BMW is finally taking the wraps off the 2022 M4 Convertible, which sidles up alongside the previously unveiled new M4 coupe. The droptop version will be offered exclusively in the M4‘s more extreme, higher-horsepower Competition form with standard all-wheel drive, so its full name is the 2022 BMW M4 Competition Convertible with M xDrive.
Skipping over the base M4’s 473-hp twin-turbo straight-six, the new convertible instead gets the full-fat 503-hp version of the S58 engine, which also makes 479 lb-ft of torque, unchanged from the M4 Competition coupe. They represent increases of 59 hp and 79 lb-ft over the previous M4 convertible with the Competition package. BMW says the new convertible will rocket from zero to 60 mph in 3.6 seconds and, with the higher speed limiter that comes with the optional M Driver’s Package, it will top out at 174 mph. You may want to strap your ball cap to your head.
Because the convertible comes only in Competition form, it will not be available with a manual transmission, which is offered only with the standard version of that engine. Instead, all 2022 M4 convertibles come with an eight-speed M Steptronic automatic transmission. The convertible also comes standard with xDrive all-wheel drive, which is optional in the M4 Competition coupe. The system incorporates an Active M electronically-controlled limited-slip rear differential and offers three drivetrain modes: 4WD (rear-biased all-wheel drive), 4WD Sport (further-rear-biased all-wheel drive) and 2WD (true rear-drive that requires the DSC to be switched off).
Compared to its predecessor, the new M4 Convertible is 4.6 inches longer and rides on a 1.8-inch longer wheelbase. The M4 Convertible shares the 1.4-inch wider body design of the M4 coupe, relative to the standard 4 Series.
It also comes with an Adaptive M suspension and staggered, 19- and 20-inch alloy wheels.

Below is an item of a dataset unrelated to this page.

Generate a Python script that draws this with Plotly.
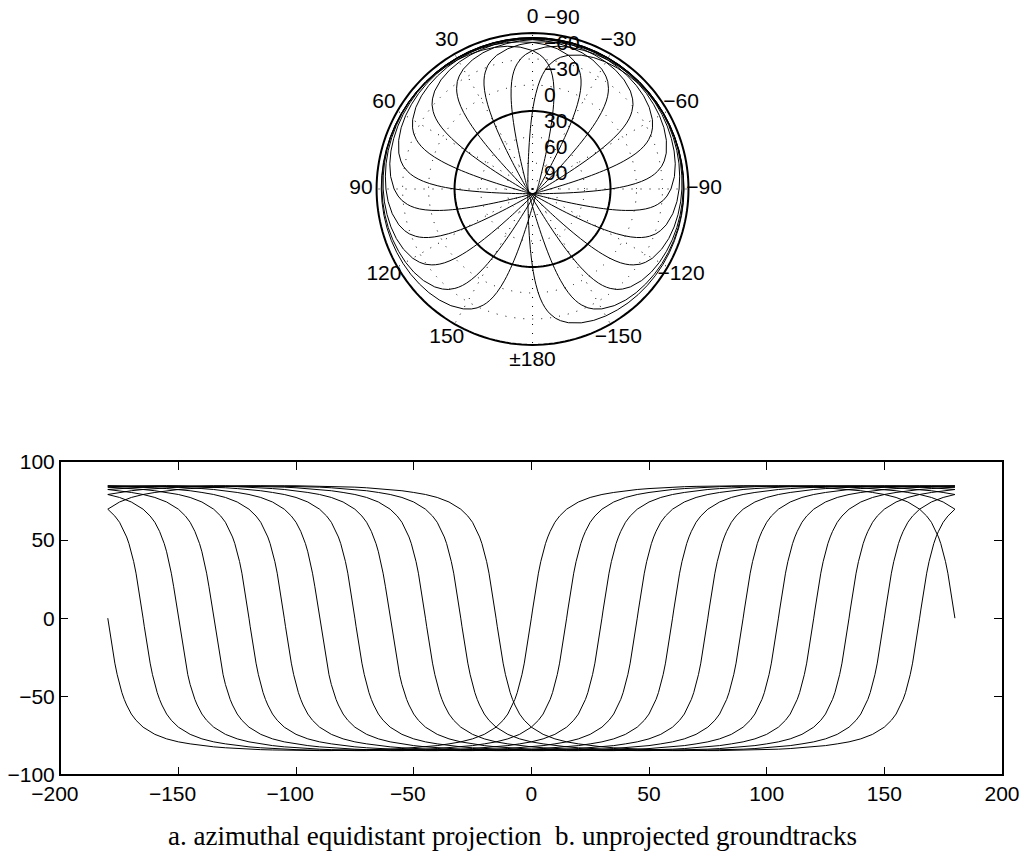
import numpy as np
import plotly.graph_objects as go

# ---- data ----
# ascending-node longitudes of the 12 groundtracks (deg)
NODES = [0, 15, 30, 45, 60, 75, 90, 105, 120, 135, 150, 165]
# half profile of one track: longitude offset from the ascending node vs latitude
PROFILE_OFFSET = [0, 0.5, 1, 1.5, 2, 3, 4, 5, 6, 7, 8, 10, 12, 15, 20, 25, 30, 35,
                  40, 45, 50, 55, 60, 65, 70, 75, 80, 85, 90]
PROFILE_LAT = [0, 5.2, 10.4, 15.4, 20.1, 28.8, 36.2, 42.5, 47.7, 52.0, 55.6, 61.4,
               65.4, 69.8, 74.4, 77.3, 79.2, 80.5, 81.6, 82.4, 83.0, 83.5, 83.9,
               84.2, 84.4, 84.6, 84.7, 84.8, 84.8]

ANG_TICKS = [0, 30, 60, 90, 120, 150, 180, 210, 240, 270, 300, 330]
ANG_LABELS = ["0", "30", "60", "90", "120", "150", "±180", "−150", "−120", "−90", "−60", "−30"]
RAD_TICKS_LAT = [90, 60, 30, 0, -30, -60, -90]
RAD_LABELS = ["90", "60", "30", "0", "−30", "−60", "−90"]
GRID_LAT = [60, 30, 0, -30, -60]
GRID_LON = [0, 30, 60, 90, 120, 150, 180, 210, 240, 270, 300, 330]
EQUATOR_LAT = 0
BOUNDARY_LAT = -90
X_TICKS = [-200, -150, -100, -50, 0, 50, 100, 150, 200]
X_LABELS = ["−200", "−150", "−100", "−50", "0", "50", "100", "150", "200"]
Y_TICKS = [-100, -50, 0, 50, 100]
CAPTION = "a. azimuthal equidistant projection  b. unprojected groundtracks"

# full track profile (symmetric great-circle shape)
prof = {}
for o, l in zip(PROFILE_OFFSET, PROFILE_LAT):
    prof[o] = l
    prof[180 - o] = l
    prof[-o] = -l
    prof[-(180 - o)] = -l
offs = sorted(prof)

FONT = "Liberation Sans, Arial, Helvetica, sans-serif"
RMAX = 90 - BOUNDARY_LAT          # 180, outer boundary of the map
RANGE_MAX = 200
fig = go.Figure()

# angular labels at 1.1 x outer radius
fig.add_trace(go.Scatterpolar(
    r=[RMAX * 1.1] * len(ANG_TICKS), theta=ANG_TICKS,
    mode="text", text=ANG_LABELS, textposition="middle center",
    textfont=dict(family=FONT, size=21, color="black"),
    cliponaxis=False, hoverinfo="skip", showlegend=False))

# dotted meridians of the graticule
sr, st = [], []
for lon in GRID_LON:
    sr += [0, RMAX, None]
    st += [lon, lon, None]
fig.add_trace(go.Scatterpolar(
    r=sr, theta=st, mode="lines", connectgaps=False,
    line=dict(color="black", width=1, dash="1px,8px"),
    showlegend=False, hoverinfo="skip"))

# equator and outer boundary circles
th_c = list(range(0, 361, 2))
for lat_c in [EQUATOR_LAT, BOUNDARY_LAT]:
    fig.add_trace(go.Scatterpolar(
        r=[90 - lat_c] * len(th_c), theta=th_c, mode="lines",
        line=dict(color="black", width=2), showlegend=False, hoverinfo="skip"))

for a in NODES:
    # polar: theta = longitude, r = 90 - latitude
    fig.add_trace(go.Scatterpolar(
        theta=[a + o for o in offs], r=[90 - prof[o] for o in offs],
        mode="lines", line=dict(color="black", width=1),
        showlegend=False, hoverinfo="skip"))
    # cartesian groundtrack
    pts = {}
    for o in offs:
        lon = ((a + o + 180) % 360) - 180
        pts[lon] = prof[o]
    if -180 in pts:
        pts[180] = pts[-180]
    lons = sorted(pts)
    fig.add_trace(go.Scatter(
        x=lons, y=[pts[v] for v in lons], mode="lines",
        line=dict(color="black", width=1), xaxis="x", yaxis="y",
        showlegend=False, hoverinfo="skip"))

# radial labels: same scale, subplot nudged a few pixels to the right
fig.add_trace(go.Scatterpolar(
    r=[90 - v for v in RAD_TICKS_LAT], theta=[0] * len(RAD_TICKS_LAT),
    mode="markers+text", text=RAD_LABELS, textposition="top right",
    marker=dict(size=4, color="rgba(0,0,0,0)"),
    textfont=dict(family=FONT, size=21, color="black"),
    cliponaxis=False, hoverinfo="skip", showlegend=False, subplot="polar2"))

# x tick labels: digits centred on the tick, minus sign hanging left
x_text = [t + "\u2007" if t.startswith("−") else t for t in X_LABELS]

hidden_ang = dict(rotation=90, direction="counterclockwise",
                  showticklabels=False, showline=False, showgrid=False, ticks="")

fig.update_layout(
    width=1024, height=854, margin=dict(l=0, r=0, t=0, b=0, autoexpand=False),
    paper_bgcolor="white", plot_bgcolor="white", showlegend=False,
    font=dict(family=FONT, size=21, color="black"),
    polar=dict(
        domain=dict(x=[0.3508, 0.6893], y=[0.5758, 0.9816]),
        bgcolor="rgba(0,0,0,0)",
        angularaxis=hidden_ang,
        radialaxis=dict(range=[0, RANGE_MAX], tickmode="array",
                        tickvals=[90 - v for v in GRID_LAT],
                        showticklabels=False, showline=False, ticks="",
                        showgrid=True, gridcolor="black", griddash="1px,8px", gridwidth=1),
    ),
    polar2=dict(
        domain=dict(x=[0.3586, 0.6971], y=[0.5758, 0.9816]),
        bgcolor="rgba(0,0,0,0)",
        angularaxis=hidden_ang,
        radialaxis=dict(range=[0, RANGE_MAX], showticklabels=False, showline=False,
                        ticks="", showgrid=False),
    ),
    xaxis=dict(domain=[0.0593, 0.9785], range=[-200, 200], tickmode="array", tickvals=X_TICKS,
               ticktext=x_text,
               ticks="inside", ticklen=8, tickcolor="black", showline=True, linecolor="black",
               linewidth=1.5, mirror="ticks", showgrid=False, zeroline=False, anchor="y",
               automargin=False, tickfont=dict(family=FONT, size=21, color="black")),
    yaxis=dict(domain=[0.0933, 0.4590], range=[-100, 100], tickmode="array", tickvals=Y_TICKS,
               ticks="inside", ticklen=8, tickcolor="black", showline=True, linecolor="black",
               linewidth=1.5, mirror="ticks", showgrid=False, zeroline=False, anchor="x",
               automargin=False, tickfont=dict(family=FONT, size=21, color="black")),
    annotations=[dict(text=CAPTION, xref="paper", yref="paper", x=0.5, y=1 - 836 / 854,
                      xanchor="center", yanchor="middle", showarrow=False,
                      font=dict(family="Liberation Serif, Times New Roman, serif", size=27,
                                color="black"))],
)

fig.write_html("out.html")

M Compound brakes with blue calipers are standard, while black or red calipers are optional. So, too, are Carbon Ceramic brakes (with gold calipers). In addition to the usual BMW Comfort, Efficient, Sport and Sport Plus modes for various elements, there are configurable Road, Sport and Track modes accessed via the M Mode button.
Like the already-introduced 430i and M440i convertibles, the new M4 cabrio ditches the previous generation’s retractable hardtop in favor of a soft top. BMW refers to the roof design as a “panel bow soft top”, as it uses wider panel-like support elements rather than traditional metal top bows, creating a smoother appearance. The top can be opened or closed when driving at speeds up to 31 mph or remotely via the key fob. Of course, the soft top is lighter than the previous retractable hardtop (by 40 percent) and stows more compactly, allowing for 9 cubic feet of luggage space versus 7.8 in the previous M4 convertible.
The cabin features aluminum Tetragon trim or option carbon fiber. Merino leather-upholstered M Sport seats are standard, while lighter-weight (but still power-adjustable) M Carbon bucket seats are optional. Both include illuminated M logos. A digital instrument cluster and a 10.25-inch central display are standard, and a head-up display is optional.
Pricing for the 2022 M4 convertible opens at $87,295, a roughly $12k premium over the M4 Competition coupe (although part of that is the standard xDrive). Buyers will likely spend more, however, depending on how deeply they delve into the options sheet. Among the temptations are the M Driver’s Package, the Driving Assistance Professional Package, the Executive Package and the Parking Assistance Package. Individual options include: M Drive Professional, M Carbon Ceramic brakes, M Carbon bucket seats, ventilated seats, and various trim elements. The 2022 M4 Competition Convertible launches this October.